Campus Life Gets a Drastic Makeover

by Nevaeh Rush Vice President

    Residents on campus have had to make adjustments this school year because of guidelines and policies set by UMF in regards to COVID-19.

    There are many new policies that have been set in place for on-campus students that have changed their everyday lives.

    The biggest change has been the mask wearing policy—masks must be on correctly unless you’re in the bathroom, off campus or in your own dorm—but it seems most people have been compliant. “It is something that is very new and you have to get used to,” said Duncan Farley, a Community Assistant (CA) living on campus. “You still see people occasionally forget to wear their mask when leaving their room, I myself have done it.”

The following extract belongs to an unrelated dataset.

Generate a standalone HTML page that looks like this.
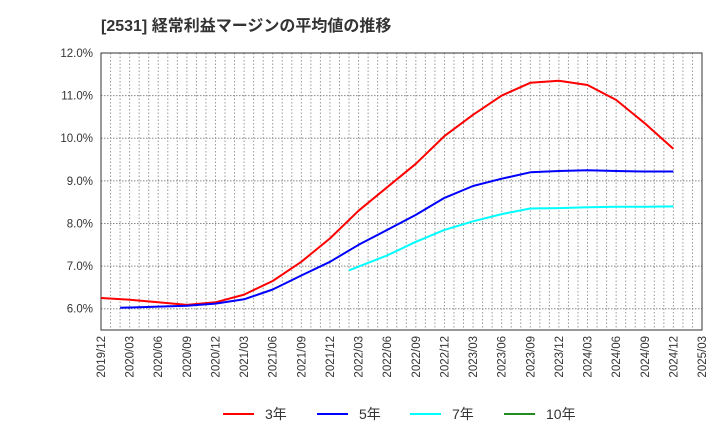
<!DOCTYPE html>
<html><head><meta charset="utf-8"><style>
body{margin:0;background:#fff;font-family:"Liberation Sans","Noto Sans CJK JP",sans-serif}
svg text{font-family:"Liberation Sans","Noto Sans CJK JP",sans-serif}
</style></head><body>
<svg id="c" width="720" height="440" xmlns="http://www.w3.org/2000/svg">
<text x="101" y="31" font-size="16" font-weight="bold" fill="#333">[2531]  経常利益マージンの平均値の推移</text>
<g id="grid"></g><g id="axes"></g><g id="series"></g><g id="legend"></g>
</svg>
<script>
const xLabels=["2019/12","2020/03","2020/06","2020/09","2020/12","2021/03","2021/06","2021/09","2021/12","2022/03","2022/06","2022/09","2022/12","2023/03","2023/06","2023/09","2023/12","2024/03","2024/06","2024/09","2024/12","2025/03"];
const yTicks=[6,7,8,9,10,11,12];
// months after 2019/12
const m3=[0,3,6,9,12,15,18,21,24,27,30,33,36,39,42,45,48,51,54,57,60];
const s3=[6.25,6.21,6.15,6.09,6.15,6.33,6.65,7.1,7.65,8.3,8.85,9.4,10.05,10.55,11.0,11.3,11.35,11.25,10.9,10.35,9.75];
const m5=[2,6,9,12,15,18,21,24,27,30,33,36,39,42,45,48,51,54,57,60];
const s5=[6.02,6.05,6.07,6.12,6.22,6.45,6.78,7.1,7.5,7.85,8.2,8.6,8.88,9.05,9.2,9.23,9.25,9.23,9.22,9.22];
const m7=[26,30,33,36,39,42,45,48,51,54,57,60];
const s7=[6.9,7.25,7.57,7.85,8.05,8.22,8.35,8.36,8.38,8.39,8.39,8.40];
const m10=[];
const s10=[];
const L=101,R=702,T=53,B=330,ymin=5.5,ymax=12;
const NS="http://www.w3.org/2000/svg";
const months=(xLabels.length-1)*3;
const XM=m=>L+(R-L)*m/months;
const X=i=>L+(R-L)*i/(xLabels.length-1);
const Y=v=>B-(B-T)*(v-ymin)/(ymax-ymin);
function mk(tag,attrs,parent){const e=document.createElementNS(NS,tag);for(const k in attrs)e.setAttribute(k,attrs[k]);document.getElementById(parent).appendChild(e);return e;}
for(let m=1;m<months;m++){const x=XM(m);
const g=mk('line',{x1:x,x2:x,y1:T,y2:B,stroke:'#999','stroke-dasharray':'1.5,2','stroke-width':1},'grid');

}
yTicks.forEach(v=>{const y=Y(v);
const g=mk('line',{x1:L,x2:R,y1:y,y2:y,stroke:'#888','stroke-dasharray':'1.5,1.5','stroke-width':1},'grid');


const t=mk('text',{x:L-8,y:y+4,'text-anchor':'end','font-size':11.5,fill:'#333'},'axes');t.textContent=v.toFixed(1)+'%';

});
const fr=mk('rect',{x:L,y:T,width:R-L,height:B-T,fill:'none',stroke:'#333','stroke-width':1},'axes');


xLabels.forEach((l,i)=>{const x=X(i);
const t=mk('text',{x:0,y:0,'text-anchor':'end','font-size':11.5,fill:'#333',transform:`translate(${x+4},${B+6}) rotate(-90)`},'axes');t.textContent=l;

});
function line(ms,arr,color,name){let d='';arr.forEach((v,i)=>{d+=(d?'L':'M')+XM(ms[i]).toFixed(1)+','+Y(v).toFixed(1);});
if(!d)return;const p=mk('path',{d:d,fill:'none',stroke:color,'stroke-width':2,'stroke-linejoin':'round'},'series');

}
line(m3,s3,'#ff0000','series-3yr');line(m5,s5,'#0000ff','series-5yr');line(m7,s7,'#00ffff','series-7yr');line(m10,s10,'#228b22','series-10yr');
[["3年",'#ff0000',223],["5年",'#0000ff',317],["7年",'#00ffff',410],["10年",'#228b22',504]].forEach(([t,c,x])=>{
const l=mk('line',{x1:x,x2:x+31,y1:414,y2:414,stroke:c,'stroke-width':2},'legend');


const tx=mk('text',{x:x+42,y:419,'font-size':14,fill:'#333'},'legend');tx.textContent=t;

});
</script>
</body></html>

    Residents must also follow a new guest policy to ensure safety during the pandemic. “Normally you can have guests over during the day, basically whenever,” said Farley. “At the start of the semester they did not allow anyone [in the residence halls] for two weeks.” 

    Since the two-week period ended on Sept. 13., only UMF students who are a part of the UMF community have been able to visit each other—no outside guests. “The students must be enrolled in the fall semester and live in Farmington to be referred to as the UMF community,” says Farley.

    Students living in the dorms this semester tend to feel isolated in their rooms, but meal times tend to lessen that. “We sit outside for lunch and dinner because there is not enough space in the North Dining Hall, but it is getting cold so I have been eating more in my room,” says Emily Thompson, a sophomore living on campus this semester. 

    Even though meal times are a good way to socialize, students can’t help but notice the difference of the indoor dining spaces on campus compared to before campus closed in March. “Going into these spaces like the Dining Hall and the Beaver Lodge is kind of depressing,” says Thompson, “we used to sit in there and eat and socialize and now they are so empty.”

      Although the amount of changes everyone is enduring, CAs are still trying to make residential life as normal for students as possible and give that socialization through physically distanced programs. “Programs and events are either ‘grab-and-go’, where you can grab them and go to your room and do them independently, over Zoom, or outside where you can properly social distance,” says Farley.

     Although we cannot change the policies, as they are keeping students safe, it is not always easy. “The best word to describe it has been strange,” said Farley. “The whole environment is all very new, which is to be expected.”